Data items
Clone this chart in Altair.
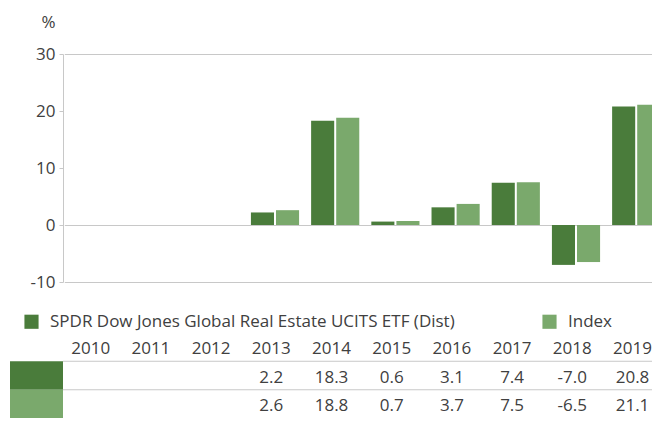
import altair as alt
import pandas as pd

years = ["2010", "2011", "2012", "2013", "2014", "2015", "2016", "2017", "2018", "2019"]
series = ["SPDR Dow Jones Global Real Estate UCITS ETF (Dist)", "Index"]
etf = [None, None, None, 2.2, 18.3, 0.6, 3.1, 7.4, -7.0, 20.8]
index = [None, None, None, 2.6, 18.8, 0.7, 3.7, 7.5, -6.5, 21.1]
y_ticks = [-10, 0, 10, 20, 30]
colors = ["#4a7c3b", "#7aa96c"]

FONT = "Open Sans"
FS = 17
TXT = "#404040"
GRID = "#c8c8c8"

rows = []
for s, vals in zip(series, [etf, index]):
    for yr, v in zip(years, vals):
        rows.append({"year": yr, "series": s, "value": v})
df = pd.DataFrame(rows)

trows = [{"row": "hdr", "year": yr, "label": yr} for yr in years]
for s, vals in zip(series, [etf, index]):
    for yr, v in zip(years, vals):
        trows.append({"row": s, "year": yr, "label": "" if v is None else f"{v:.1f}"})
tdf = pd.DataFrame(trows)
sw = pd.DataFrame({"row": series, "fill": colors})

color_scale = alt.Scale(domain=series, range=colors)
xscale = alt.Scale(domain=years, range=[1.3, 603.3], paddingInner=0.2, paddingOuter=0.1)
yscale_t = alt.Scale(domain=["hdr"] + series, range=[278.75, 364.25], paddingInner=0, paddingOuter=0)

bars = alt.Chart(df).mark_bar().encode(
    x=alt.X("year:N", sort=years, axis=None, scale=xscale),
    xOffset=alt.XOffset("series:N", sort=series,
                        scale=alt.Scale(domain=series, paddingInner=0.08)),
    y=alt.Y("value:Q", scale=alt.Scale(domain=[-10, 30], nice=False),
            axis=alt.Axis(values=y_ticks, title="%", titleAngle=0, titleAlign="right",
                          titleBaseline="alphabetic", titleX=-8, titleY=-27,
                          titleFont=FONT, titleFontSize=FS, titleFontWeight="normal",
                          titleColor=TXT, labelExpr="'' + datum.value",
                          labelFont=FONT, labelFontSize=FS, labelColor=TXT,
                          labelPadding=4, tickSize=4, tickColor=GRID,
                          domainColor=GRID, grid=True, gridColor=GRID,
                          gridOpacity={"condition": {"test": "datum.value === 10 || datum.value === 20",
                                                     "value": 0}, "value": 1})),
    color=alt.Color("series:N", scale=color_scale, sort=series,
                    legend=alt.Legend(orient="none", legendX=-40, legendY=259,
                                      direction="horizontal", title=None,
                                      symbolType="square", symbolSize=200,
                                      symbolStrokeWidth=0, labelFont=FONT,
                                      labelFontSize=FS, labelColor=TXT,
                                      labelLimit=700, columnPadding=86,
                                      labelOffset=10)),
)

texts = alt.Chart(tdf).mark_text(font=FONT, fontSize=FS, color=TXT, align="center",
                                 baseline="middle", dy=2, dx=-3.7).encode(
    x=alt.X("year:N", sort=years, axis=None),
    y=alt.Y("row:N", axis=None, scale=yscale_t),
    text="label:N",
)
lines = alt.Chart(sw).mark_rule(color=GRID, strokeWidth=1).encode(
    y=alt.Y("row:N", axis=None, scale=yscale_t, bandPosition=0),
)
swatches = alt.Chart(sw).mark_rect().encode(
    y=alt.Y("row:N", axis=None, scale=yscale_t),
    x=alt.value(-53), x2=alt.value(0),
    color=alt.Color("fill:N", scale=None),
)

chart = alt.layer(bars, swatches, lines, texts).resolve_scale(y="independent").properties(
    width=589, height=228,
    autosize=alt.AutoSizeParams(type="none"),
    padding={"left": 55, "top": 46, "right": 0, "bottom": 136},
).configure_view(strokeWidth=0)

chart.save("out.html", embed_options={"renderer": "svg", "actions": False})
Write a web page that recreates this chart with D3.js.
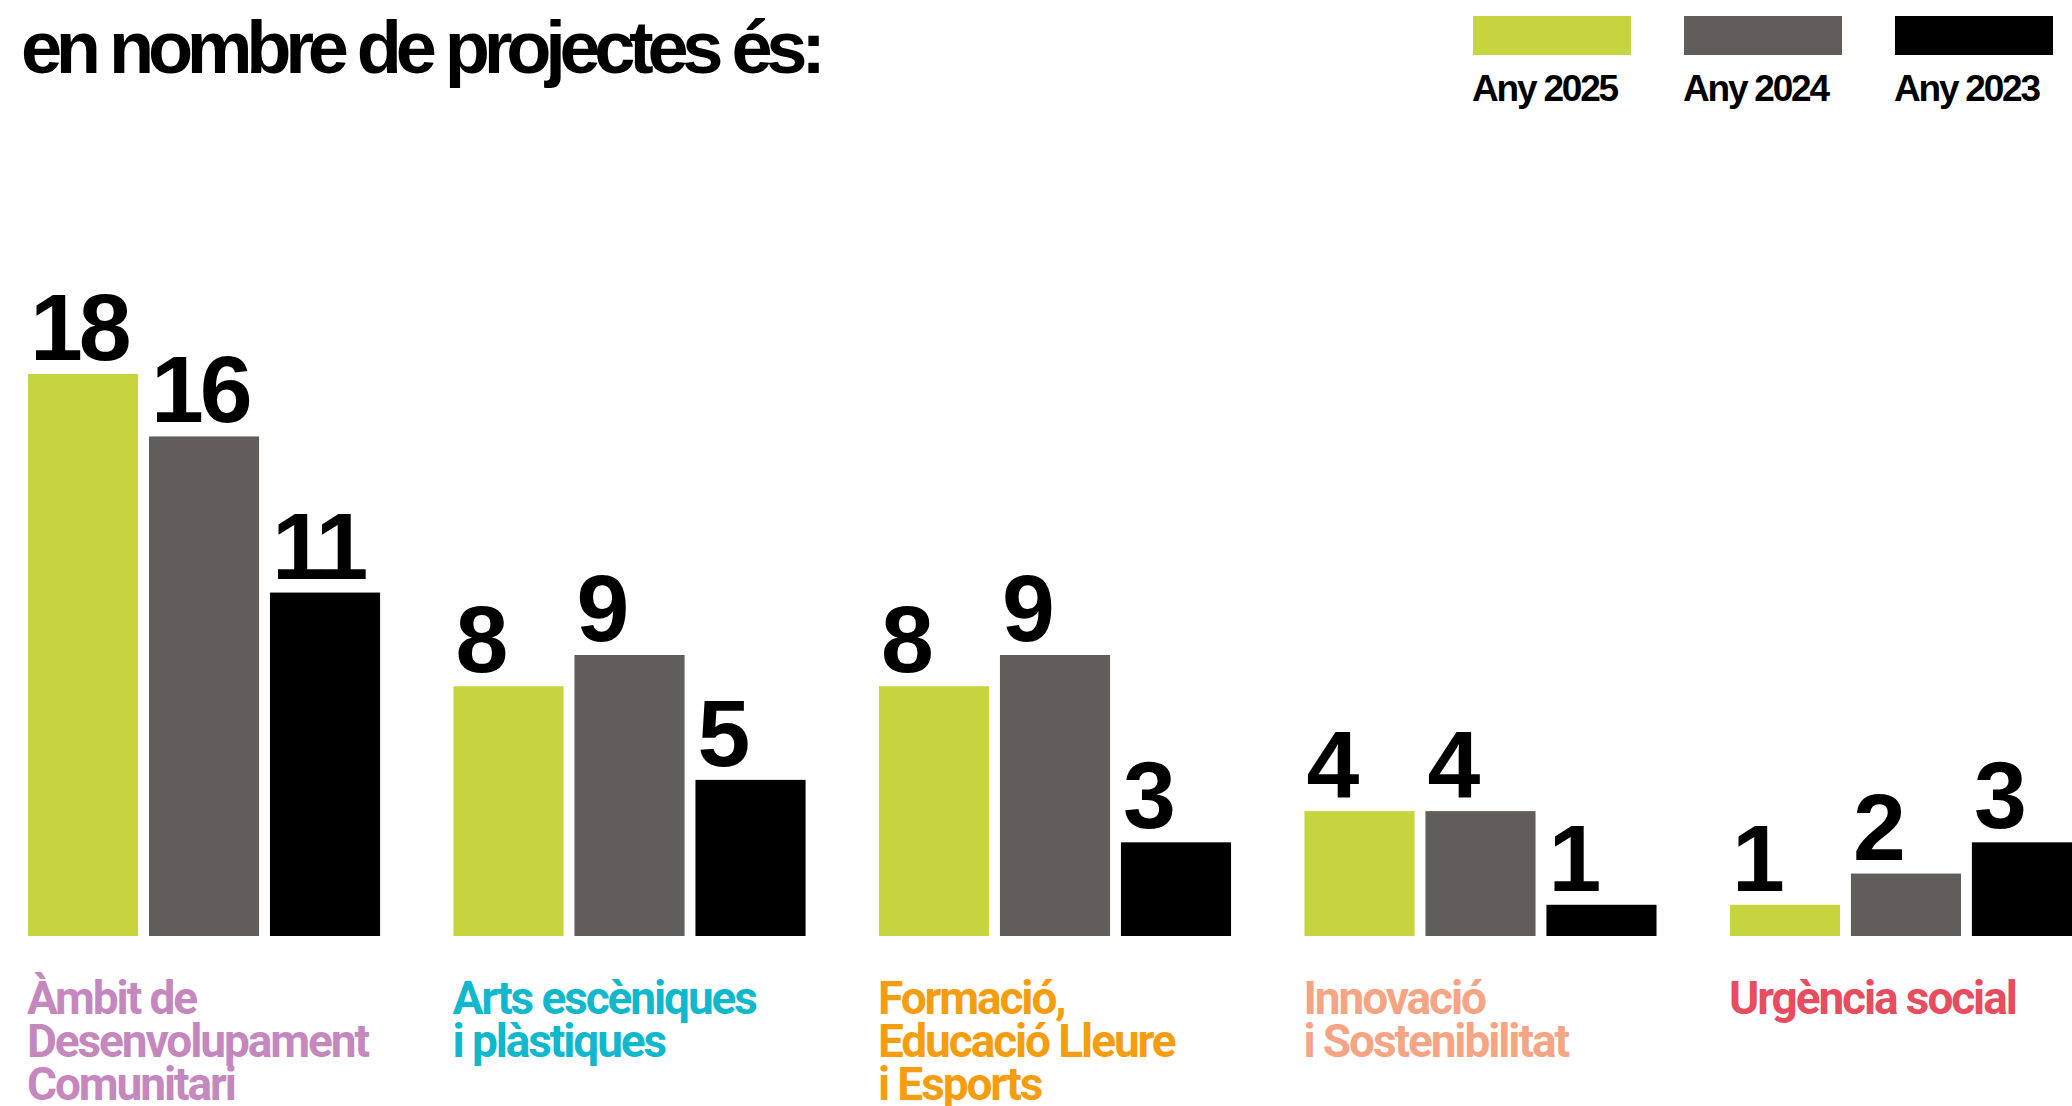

[Stated exercise]:
Search the lines above for the string "this", then show every one that has it.

[Solution to the exercise]:
Clone this chart in Altair.
Write a web page that recreates this chart with D3.js.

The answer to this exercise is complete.